Fonte: Caderno B, Jornal do Brasil, de 18/03/1970.

Parece que os heróis de Sem Destino (Easy Rider) constituem, para a moçada de hoje, um paradigma, assim como aqueles que, comigo, fizeram 20 anos, se identificando com o James Dean, em sua breve e inesquecível carreira.

A nossa era uma juventude transviada. Carentes de amor, no lar e no mundo, nós nos considerávamos diferentes; éramos uma doença; por iniciativa própria nos deitávamos no divã do analista, o que prova nosso desejo coletivo de integração na sociedade. Vivíamos à procura de uma perdida inocência: Marilyn Monroe, a deusa do erotismo, tinha fome de amor espiritual.

Marilyn se suicidou com soníferos, James Dean com álcool e finalmente ao volante de um automóvel. Assim, estava tudo claro: nesse mundo mesquinho, a sensibilidade, a delicadeza, o amor frágil, eram coisas condenadas à morte. Juventude transviada: desviada do bom caminho; sendo o bom caminho a felicidade estúpida da classe média, com suas geladeiras, televisores, fuscas, e uma chatice permanente, entremeada de adultério.

Havia um lado positivo em nosso desespero. Quem procurava o Dr. Freud era, em nós, a suspeita de uma certa irrealidade. Durante meses, durante anos, tratávamos de desentortar a cuca. "Odeio papai, mamäe, o trabalho, o casamento, o dinheiro, os bens de consumo; logo, sou neurótico. Dr. Freud, por favor, ajude-me a fazer as pazes com o mundo…”

Hoje, aos 20 anos, o cara se descobre sem destino. Nossa geração vivia no desespero; a garotada atual se movimenta na desilusão. Cansaram-se os jovens de cortejar a hipocrisia, e agora mandam para o inferno as cidades infernais que vocês(nós?) construíram para eles. Desprezam os bêbados, nos quais localizam a nostalgia daquelas cidades, e fogem para dentro, no embrutecimento nirvânico da maconha.

São os hippies, criaturas sem apego a coisa alguma, mas que fazem a apologia do amor ao próximo e da solidariedade comunitária. Espalham o terror no mundo ocidental, porque estão armados até os dentes… com amor e flores! Tal como os negros americanos, que já nada esperam dos brancos e sonham com uma América negra, os jovens inventaram uma nova forma de viver, ou espécie de suicídio sem escåndalo.
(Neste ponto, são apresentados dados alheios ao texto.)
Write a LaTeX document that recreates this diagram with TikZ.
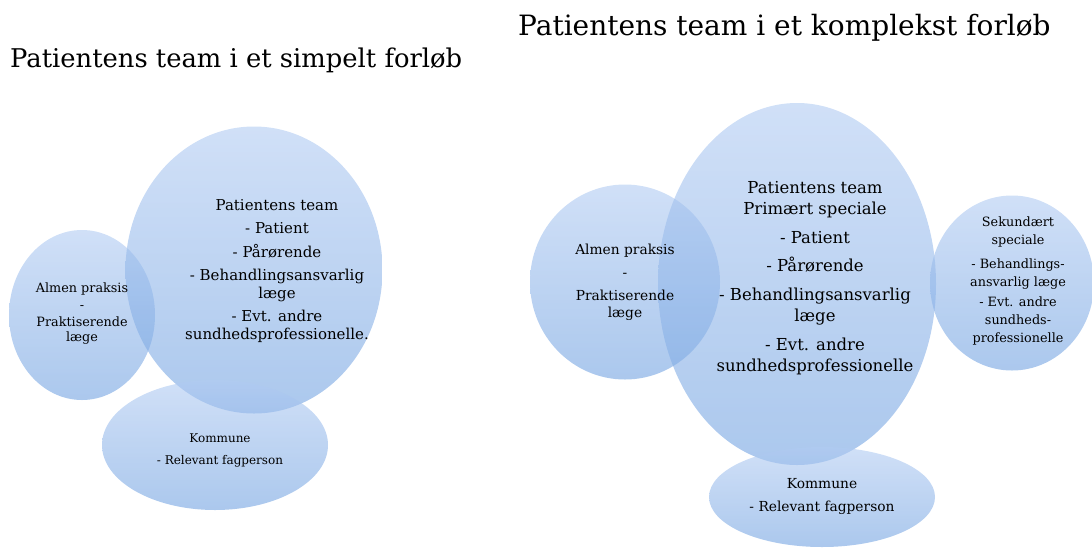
\documentclass[tikz,border=0pt]{standalone}
\usepackage{fontspec}
\setmainfont{DejaVu Serif}
\usetikzlibrary{shapes.geometric}
\definecolor{bubbletop}{RGB}{177,203,242}
\definecolor{bubblebot}{RGB}{115,163,225}
\tikzset{
    bubble/.style={
            ellipse,
            draw=none,
            top color=bubbletop, % lighter at the top
            bottom color=bubblebot,
            fill opacity=0.6, % lets the overlaps show darker
            inner sep=0pt,
        },
    title/.style={anchor=west, inner sep=0pt, font=\fontsize{25.8}{30}\selectfont},
    txt/.style={align=center, inner sep=0pt, text=black},
}

\begin{document}
\begin{tikzpicture}[x=1pt, y=-1pt]
                \useasboundingbox (0,0) rectangle (1092,550);

                % titles
                \node[title] (titleA) at (10,60) {Patientens team i et simpelt forløb};
                \node[title, font=\fontsize{28}{32}\selectfont] (titleB) at (518,28) {Patientens team i et komplekst forløb};

                % simple course
                \node[bubble, minimum width=146, minimum height=170] (almenA) at (82,315) {};
                \node[bubble, minimum width=257, minimum height=287] (teamA) at (254,270) {};
                \node[bubble, minimum width=226, minimum height=130] (kommuneA) at (215,445) {};

                % complex course
                \node[bubble, minimum width=190, minimum height=195] (almenB) at (625,282) {};
                \node[bubble, minimum width=278, minimum height=362] (teamB) at (797,284) {};
                \node[bubble, minimum width=164, minimum height=175] (sekB) at (1012,283) {};
                \node[bubble, minimum width=226, minimum height=100] (kommuneB) at (822,497) {};

                % texts
                \node[txt, font=\fontsize{12.8}{15}\selectfont] (almenAtxt) at (82,314) {Almen praksis\\[2pt]-\\[2pt]Praktiserende\\læge};
                \node[txt, font=\fontsize{15}{17.5}\selectfont] (teamAtxt) at (277,271) {Patientens team\\[6pt]- Patient\\[6pt]- Pårørende\\[6pt]- Behandlingsansvarlig\\læge\\[6pt]- Evt. andre\\sundhedsprofessionelle.};
                \node[txt, font=\fontsize{12}{22}\selectfont] (kommuneAtxt) at (220,450) {Kommune\\- Relevant fagperson};

                \node[txt, font=\fontsize{13.8}{17}\selectfont] (almenBtxt) at (625,282) {Almen praksis\\[6pt]-\\[6pt]Praktiserende\\læge};
                \node[txt, font=\fontsize{16.5}{20.5}\selectfont] (teamBtxt) at (815,278) {Patientens team\\Primært speciale\\[9pt]- Patient\\[7pt]- Pårørende\\[9pt]- Behandlingsansvarlig\\læge\\[9pt]- Evt. andre\\sundhedsprofessionelle};
                \node[txt, font=\fontsize{12.8}{18}\selectfont] (sekBtxt) at (1018,281) {Sekundært\\speciale\\[6pt]- Behandlings-\\ansvarlig læge\\[2pt]- Evt. andre\\sundheds-\\professionelle};
                \node[txt, font=\fontsize{13.8}{23}\selectfont] (kommuneBtxt) at (822,496) {Kommune\\- Relevant fagperson};
\end{tikzpicture}
\end{document}
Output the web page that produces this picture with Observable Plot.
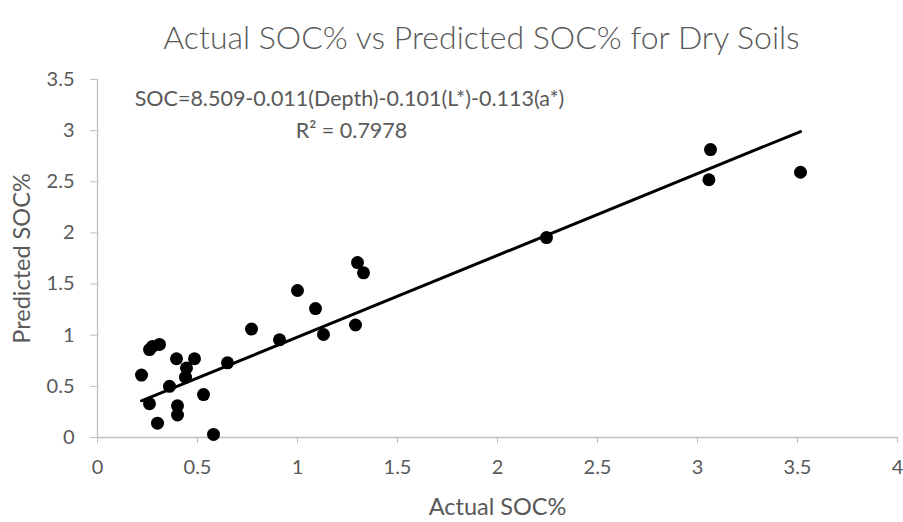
<!DOCTYPE html>
<html>
<head>
<meta charset="utf-8">
<script src="https://cdn.jsdelivr.net/npm/d3@7"></script>
<script src="https://cdn.jsdelivr.net/npm/@observablehq/plot@0.6"></script>
<style>
  html, body { margin: 0; padding: 0; background: #fff; }
  #wrap { width: 903px; height: 522px; font-family: Lato, "Open Sans", sans-serif; overflow: hidden; }
  #title { height: 60px; line-height: 73px; text-align: center; font-size: 32px; font-weight: 300; color: #595959; white-space: nowrap; padding-left: 60px; }
</style>
</head>
<body>
<div id="wrap">
  <div id="title">Actual SOC% vs Predicted SOC% for Dry Soils</div>
  <div id="chart"></div>
</div>
<script>
const actualSOC = [0.22, 0.26, 0.275, 0.31, 0.395, 0.485, 0.445, 0.44, 0.36, 0.26, 0.40, 0.40, 0.53, 0.30, 0.58, 0.65,
                   0.77, 0.91, 1.00, 1.09, 1.13, 1.29, 1.30, 1.33, 2.245, 3.065, 3.057, 3.515];
const predictedSOC = [0.61, 0.86, 0.89, 0.91, 0.77, 0.77, 0.68, 0.59, 0.50, 0.33, 0.31, 0.22, 0.42, 0.14, 0.03, 0.73,
                      1.06, 0.955, 1.437, 1.26, 1.007, 1.10, 1.71, 1.61, 1.955, 2.815, 2.52, 2.593];
// Trendline as drawn in the reference: intercept, slope
const trendIntercept = 0.183;
const trendSlope = 0.799;
const xTicks = [0, 0.5, 1, 1.5, 2, 2.5, 3, 3.5, 4];
const yTicks = [0, 0.5, 1, 1.5, 2, 2.5, 3, 3.5];
const equationText = "SOC=8.509-0.011(Depth)-0.101(L*)-0.113(a*)";
const r2Text = "R² = 0.7978";
const xLabel = "Actual SOC%";
const yLabel = "Predicted SOC%";

const data = actualSOC.map((a, i) => ({actual: a, predicted: predictedSOC[i]}));
const xExtent = d3.extent(actualSOC);
const trend = xExtent.map(x => ({actual: x, predicted: trendIntercept + trendSlope * x}));

const textColor = "#595959";
const axisColor = "#bfbfbf";
const font = "Lato, 'Open Sans', sans-serif";

const chart = Plot.plot({
  width: 903,
  height: 462,
  marginLeft: 97,
  marginRight: 6,
  marginTop: 19,
  marginBottom: 85,
  style: {fontFamily: font, background: "#fff", overflow: "visible"},
  x: {domain: [0, 4], ticks: xTicks},
  y: {domain: [0, 3.5], ticks: yTicks},
  marks: [
    Plot.ruleY([0], {stroke: axisColor, strokeWidth: 1.3}),
    Plot.ruleX([0], {stroke: axisColor, strokeWidth: 1.3}),
    Plot.axisX({ticks: xTicks, tickSize: 6, tickPadding: 16, stroke: axisColor, color: textColor, fontSize: 20, label: null, tickFormat: d => String(d)}),
    Plot.axisY({ticks: yTicks, tickSize: 7, tickPadding: 16, stroke: axisColor, color: textColor, fontSize: 20, label: null, tickFormat: d => String(d)}),
    Plot.line(trend, {x: "actual", y: "predicted", stroke: "#000", strokeWidth: 3}),
    Plot.dot(data, {x: "actual", y: "predicted", r: 6.5, fill: "#000", stroke: "none"}),
    Plot.text([equationText], {frameAnchor: "top-left", dx: 252, dy: 20, textAnchor: "middle", lineAnchor: "middle", fontSize: 21.5, fill: textColor}),
    Plot.text([r2Text], {frameAnchor: "top-left", dx: 254, dy: 52, textAnchor: "middle", lineAnchor: "middle", fontSize: 21.5, fill: textColor}),
    Plot.text([xLabel], {frameAnchor: "bottom", dy: 70, textAnchor: "middle", lineAnchor: "middle", fontSize: 23.5, fill: textColor}),
    Plot.text([yLabel], {frameAnchor: "left", dx: -75, rotate: -90, textAnchor: "middle", lineAnchor: "middle", fontSize: 23.5, fill: textColor})
  ]
});
document.getElementById("chart").appendChild(chart);
</script>
</body>
</html>
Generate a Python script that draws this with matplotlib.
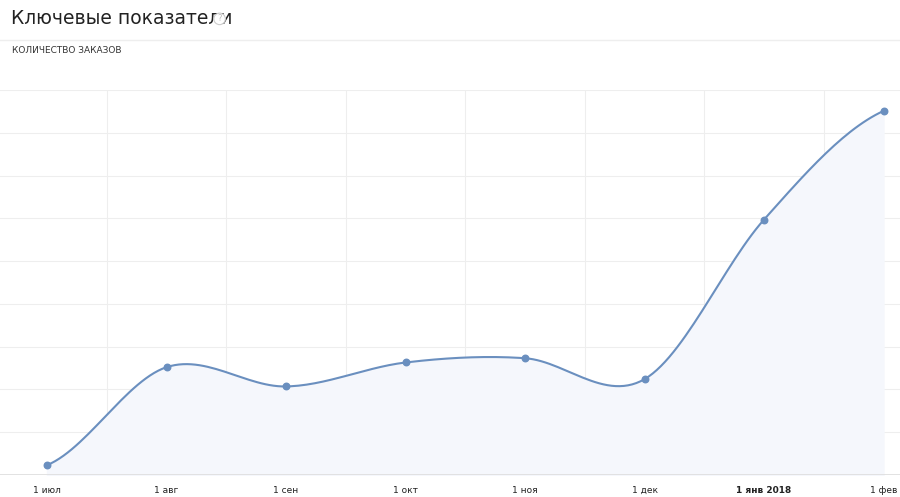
import numpy as np
import matplotlib

matplotlib.use("Agg")
import matplotlib.pyplot as plt

labels = ["1 июл", "1 авг", "1 сен", "1 окт", "1 ноя", "1 дек", "1 янв 2018", "1 фев"]
orders = [0.23, 2.52, 2.07, 2.63, 2.73, 2.24, 5.97, 8.51]

LINE = "#6a8fbf"


def smooth(xs, ys, n=30):
    # catmull-rom spline through the points, just for drawing
    xs = np.asarray(xs, float)
    ys = np.asarray(ys, float)
    px = np.concatenate([[2 * xs[0] - xs[1]], xs, [2 * xs[-1] - xs[-2]]])
    py = np.concatenate([[ys[0]], ys, [ys[-1]]])
    outx, outy = [], []
    t = np.linspace(0, 1, n)
    for i in range(1, len(px) - 2):
        for p, out in ((px, outx), (py, outy)):
            p0, p1, p2, p3 = p[i - 1], p[i], p[i + 1], p[i + 2]
            out.extend(0.5 * (2 * p1 + (-p0 + p2) * t + (2 * p0 - 5 * p1 + 4 * p2 - p3) * t**2
                              + (-p0 + 3 * p1 - 3 * p2 + p3) * t**3))
    return np.array(outx), np.array(outy)


fig = plt.figure(figsize=(9, 4.97), dpi=100)
fig.text(0.012, 0.962, "Ключевые показатели", fontsize=13.5, color="#222222", va="center")
fig.text(0.244, 0.962, "?", fontsize=6, color="#bbbbbb", va="center", ha="center",
         bbox=dict(boxstyle="circle,pad=0.15", fc="white", ec="#cccccc", lw=0.8))
fig.add_artist(plt.Line2D([0, 1], [0.92, 0.92], color="#eeeeee", lw=1))
fig.text(0.013, 0.898, "КОЛИЧЕСТВО ЗАКАЗОВ", fontsize=6.5, color="#333333", va="center")

ax = fig.add_axes([0, 22 / 497, 1, 385 / 497])
x = np.arange(len(orders))
sx, sy = smooth(x, orders)
ax.fill_between(sx, sy, 0, color="#f5f7fc", zorder=1)
ax.plot(sx, sy, color=LINE, lw=1.5, zorder=3)
ax.scatter(x, orders, s=22, color=LINE, zorder=4)

ax.set_xlim(-47 / 119.5, 853 / 119.5)
ax.set_ylim(0, 9)
for yv in range(1, 10):
    ax.axhline(yv, color="#eeeeee", lw=0.8, zorder=0)
for xv in np.arange(0.5, 7, 1):
    ax.axvline(xv, color="#eeeeee", lw=0.8, zorder=0)
ax.axhline(0, color="#dddddd", lw=1.2, zorder=2)
for s in ax.spines.values():
    s.set_visible(False)
ax.set_yticks([])
ax.set_xticks(x)
ax.set_xticklabels(labels, fontsize=6.5, color="#222222")
ax.get_xticklabels()[6].set_fontweight("bold")
ax.tick_params(axis="x", length=0, pad=8)

fig.savefig("out.png", dpi=100)
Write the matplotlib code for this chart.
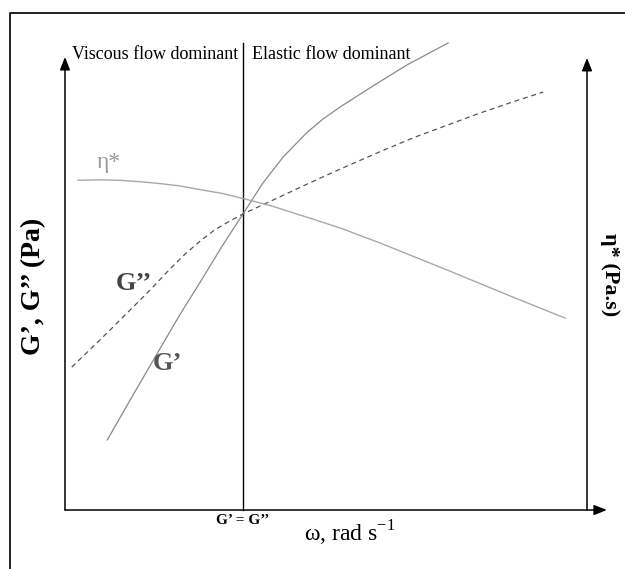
import matplotlib
matplotlib.use("Agg")
import matplotlib.pyplot as plt
from matplotlib.lines import Line2D

plt.rcParams['font.family'] = ['Liberation Serif', 'DejaVu Serif']
plt.rcParams['mathtext.fontset'] = 'custom'
plt.rcParams['mathtext.rm'] = 'Liberation Serif'

# schematic units: frequency axis 0..100, modulus / viscosity axis 0..100
g1_x = [8.1, 12.5, 17.6, 22.0, 25.9, 30.1, 34.1, 37.9, 41.8, 46.4, 49.4, 52.7, 59.0, 65.5, 73.4]
g1_y = [15.0, 23.6, 33.4, 41.8, 48.8, 56.5, 63.4, 70.0, 75.6, 80.9, 83.7, 86.3, 90.8, 95.3, 100.0]

g2_x = [1.3, 8.6, 16.3, 20.1, 23.0, 25.9, 28.7, 31.6, 34.1, 39.9, 46.4, 52.7, 60.3, 66.7, 73.2, 79.5, 85.8, 91.6]
g2_y = [30.6, 38.5, 47.1, 51.6, 54.8, 57.6, 60.0, 61.9, 63.4, 66.4, 69.8, 73.0, 76.7, 79.7, 82.4, 85.0, 87.4, 89.5]

eta_x = [2.5, 6.7, 10.5, 14.4, 18.2, 22.0, 25.9, 30.1, 34.5, 39.9, 46.9, 52.7, 60.3, 73.2, 85.8, 95.8]
eta_y = [70.6, 70.7, 70.6, 70.3, 69.9, 69.4, 68.6, 67.8, 66.6, 65.0, 62.5, 60.4, 57.2, 51.4, 45.6, 41.1]

crossover = 34.1

fig = plt.figure(figsize=(6.25, 5.69), dpi=100)
ax = fig.add_axes([0, 0, 1, 1])
ax.set_xlim(-12.45, 107.28)
ax.set_ylim(-12.63, 109.21)
ax.axis('off')

# outer frame (left and top only)
fig.add_artist(Line2D([10 / 625, 10 / 625, 1.0], [0.0, 1 - 13 / 569, 1 - 13 / 569],
                      transform=fig.transFigure, color='#222222', lw=1.4))

arrow = dict(arrowstyle='-|>,head_length=0.55,head_width=0.22', color='black', lw=1.1,
             shrinkA=0, shrinkB=0, mutation_scale=14)
ax.annotate('', xy=(0, 97.0), xytext=(0, 0), arrowprops=arrow)
ax.annotate('', xy=(100, 96.8), xytext=(100, 0), arrowprops=arrow)
ax.annotate('', xy=(103.8, 0), xytext=(0, 0), arrowprops=arrow)
ax.plot([crossover, crossover], [0, 100], color='black', lw=1.0)

ax.plot(g1_x, g1_y, color='#8a8a8a', lw=0.9)
ax.plot(g2_x, g2_y, color='#555555', lw=0.9, linestyle=(0, (4, 3)))
ax.plot(eta_x, eta_y, color='#a8a8a8', lw=1.0)

ax.text(1.34, 96.6, 'Viscous flow dominant', fontsize=13, va='baseline', ha='left')
ax.text(35.8, 96.6, 'Elastic flow dominant', fontsize=13, va='baseline', ha='left')

ax.text(8.4, 74.5, 'η*', fontsize=17, color='#9a9a9a', ha='center', va='center')
ax.text(13.2, 48.4, 'G’’', fontsize=19, fontweight='bold', color='#444444', ha='center', va='center')
ax.text(19.6, 31.3, 'G’', fontsize=19, fontweight='bold', color='#555555', ha='center', va='center')

ax.text(crossover, -2.2, 'G’ = G’’', fontsize=11, fontweight='bold', ha='center', va='center')
ax.text(45.8, -4.9, 'ω, rad s$^{-1}$', fontsize=17, ha='left', va='center')

ax.text(-6.0, 47.8, 'G’, G’’ (Pa)', fontsize=20, fontweight='bold', rotation=90,
        ha='center', va='center')
ax.text(104.4, 50.5, 'η* (Pa.s)', fontsize=16, fontweight='bold', rotation=270,
        ha='center', va='center')

fig.savefig('out.png', dpi=100)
O curioso é que essa filosofia se alastrou por toda parte, como se toda a mocidade se comunicasse por telepatia. Em Londres, em Nova Iorque, no Rio de Janeiro, a maconha substituiu o álcool e o mundo adulto foi deixado em paz.. Não se tem mais ilusões. "Adeus, Dr. Freud; estamos com a cuca em frangalhos, mas é assim mesmo que nós queremos."

Examinemos a situação com seriedade. A opinião madura sabe apenas ridicularizar esses modernos e extravagantes vagabundos — quando não se mobiliza para enfiá-los na cadeia. Poucos são, no entanto, os que procuram compreender o fenômeno. A esses (estou entre eles) ocorre uma pergunta embaraçosa. Eis: suicidio por suicidio,qual será pior? O dos hippies, ou o da juventude transviada? A morte violenta de James Dean ou a suave agonia de John Lennon? O tiro na cabeça, ou a viagem sem rumo e sem estrondo? A guerra declarada contra o próprio ser, ou um pacto de não agressão firmado entre o ego e o id?

Há uns quatro anos publiquei um conto no qual a heroína, mocinha de Copacabana, depois de se entregar a toda espécie de jogo amoroso, tirando disso apenas tédio e nojo,encontra um companheiro igualmente marcado pela solidão e pelo desencanto. Os dois fogem para a selva, para a vida bravia. Na época,eu tinha apenas a intuição desta inquietude que hoje se manifesta como estilo de uma geração.

O problema, pois, é simples e grave. Alguma coisa fizemos para colocar os jovens em situação de suicídio; para que cada jovem se encontre, um dia ou outro, no fundo da desilusão. Portanto, uma atitude honesta de nossa parte seria a confissão de um sentimento de culpa. Como o daquele pai que, perdido o filho no labirinto, lançou pelos jornais esta mensagem pungente: "Situação compreendida e esclarecida. Volte."

 E nós? Quando é que vamos compreender e esclarecer?